Casualmente incontro un amico. È uno dei miei tre lettori e molto garbatamente mi fa notare che nel mio ultimo intervento su questo giornale ho ricordato San Francesco, ma non la festa della Madonna “Regina delle Vittorie”, il cui ricordo, per una fortuita coincidenza, ricorreva quest’anno nello stesso giorno in cui si faceva memoria del poverello d’Assisi. È la festa meglio conosciuta sotto il nome di “Madonna del Rosario”.
L’amico, la cui simpatia verso di me è eccessiva, ma non verso il mio pensiero che non sempre coincide necessariamente con il suo, ne approfitta per lanciare invettive contro quei cristiani che pensano di salvare l’Occidente dall’invasione islamica con la sola arma del dialogo, come fece San Francesco, anziché con la forza della fede, come fece Pio V che, chiamando a raccolta tutte le milizie dei “re cristianissimi”, sbaragliò la flotta turca a Lepanto il 7 ottobre 1571.
Fu in ricordo di questa vittoria che Pio V istituì la festa della Madonna del Rosario e Lepanto divenne la data prediletta a tanti cristiani che preferiscono all’incontro lo scontro, acuendo lacerazioni all’interno delle comunità cristiane.

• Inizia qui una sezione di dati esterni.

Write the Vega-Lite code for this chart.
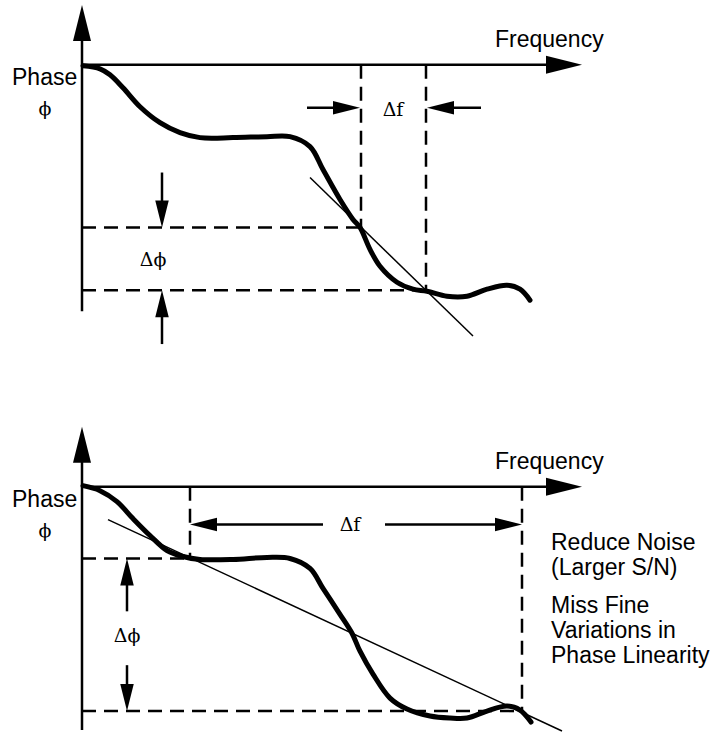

Ho fatto notare al mio amico che ogni fatto storico deve essere contestualizzato nel periodo in cui accade. Francesco viveva in un’epoca in cui la stessa chiesa predicava la crociata contro gli infedeli. Eravamo in periodo di “cristianità”, iniziato da Costantino, proseguito da Carlo Magno, continuato con gli “stati cattolici” che reggeranno l’Europa fino alla rivoluzione francese. In questa “età costantiniana” troppo lungamente si diede a Cesare ciò che apparteneva a Dio. I cristiani si facevano condurre nelle loro battaglie trincerandosi dietro al “Dio lo vuole” e usando come arma di battaglia la loro fede.
Il mio amico ascolta, ma subito dopo riprende a dolersi dell’eccessivo lassismo che ha colpito la chiesa, a denunciare il pauperismo di Papa Francesco e il pericolo dell’islamizzazione dell’Occidente. Gli faccio osservare che questi pericoli sono dovuti solo in parte alla desacralizzazione della nostra società, ma anche – se non soprattutto – perché la cristianità in epoche anche non lontane, dietro all’esigenza del sacro, ha camuffato non il servizio evangelico all’uomo, ma il potere sull’uomo. Dietro al termine “cristiano” si è nascosta spesso una fazione, una setta, mentre la parola di Gesù unifica tutti gli uomini, soprattutto i poveri e gli oppressi.
D’altra parte, il concilio ha spazzato via tutto ciò che appesantiva la chiesa e anziché attendere che l’uomo si avvicinasse alla fede, ha preferito andargli incontro per annunciargli la buona novella.
Oggi, infatti, la chiesa ha fatto un’opzione per l’uomo con la quale il disegno di Dio di tutti si pone al servizio di tutti gli uomini.
Nella nostra società molti si dichiarano atei, non credenti: con costoro i cristiani autentici, più che con tante opere, ma con faticosa e fedele perseveranza, dovrebbero entrare in dialogo per costruire l’amicizia tra gli uomini.
Oggi alcuni cristiani mostrano tratti di fondamentalismo e vorrebbero imporre a ogni costo i loro principi in una società post-cristiana, finendo per contribuire ad accrescere l’inimicizia fra gli uomini.
Agli occhi di certi cristiani i mali del nostro tempo sono solo frutto del relativismo culturale e morale. Contro questi mali essi sono tentati al ritorno alle certezze, all’affermazione dell’identità pura e dura, mentre il cristiano sa vivere in questo mondo anche se Dio non informa più la cultura e vivere nelle opacità in cui Dio sembra morto.
Ci sono, infine, alcuni zelanti difensori, che magari non mettono più il piede in chiesa, i quali reclamano la costruzione di chiese cattoliche nei paesi in cui sorgono solo moschee in nome della reciprocità. Il Vangelo, però non chiede niente in cambio del farsi prossimo: chiede solo gratuità e non ricerca del proprio interesse personale.
Ho molto rispetto per la fede dell’amico, senz’altro più feconda della mia, ma penso che i cristiani d’oggi debbano vivere la loro fede immergendosi nelle contraddizioni e nelle problematiche di questo mondo. Essere il lievito che trasforma, acqua che feconda e purifica.